L’édition de 2024 est terminée, mais se prolonge. Elle laisse des traces sur Internet, viables pour les prochaines années. Un site Web lancé durant le festival nous donne accès à Nos territoires, un projet-fleuve du collectif Les Incomplètes, en cours jusqu’en 2026. Par ailleurs, surle site même des Productions Recto-Verso, il est possible de télécharger l’application Espace suspendu. Celle-ci nous invite à suivre un parcours déambulatoire au centre-ville de Québec.
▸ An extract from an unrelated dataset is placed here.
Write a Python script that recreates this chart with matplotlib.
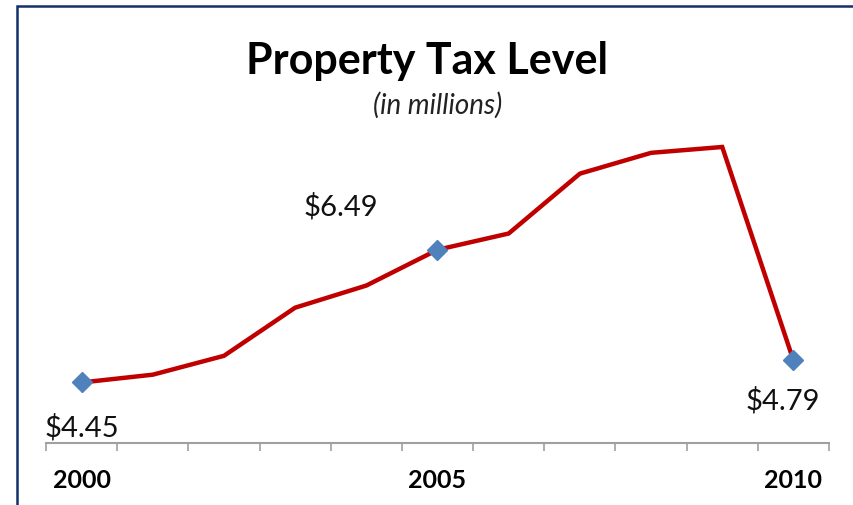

Carol-Ann Belzil-Normand et Ludovic Boney y transposent des éléments structurants de leur pratique – le corps féminin et féministe pour la première et l’exploration de la couleur pour le second – dans le mode de la réalité augmentée. Environnements immersifs et œuvres interactives, fusion des arts et de la science, rencontre des médias et des matériaux, exploration des langages, des techniques et des relations : l’art multidisciplinaire est débrouillard et innovant; les œuvres présentées dans le cadre de cette nouvelle itération du Mois Multi, souvent ludiques et étonnantes. Qu’elles usent du low tech ou qu’elles soient à la fine pointe de la technologie, elles créent d’heureux bricolages entre les disciplines.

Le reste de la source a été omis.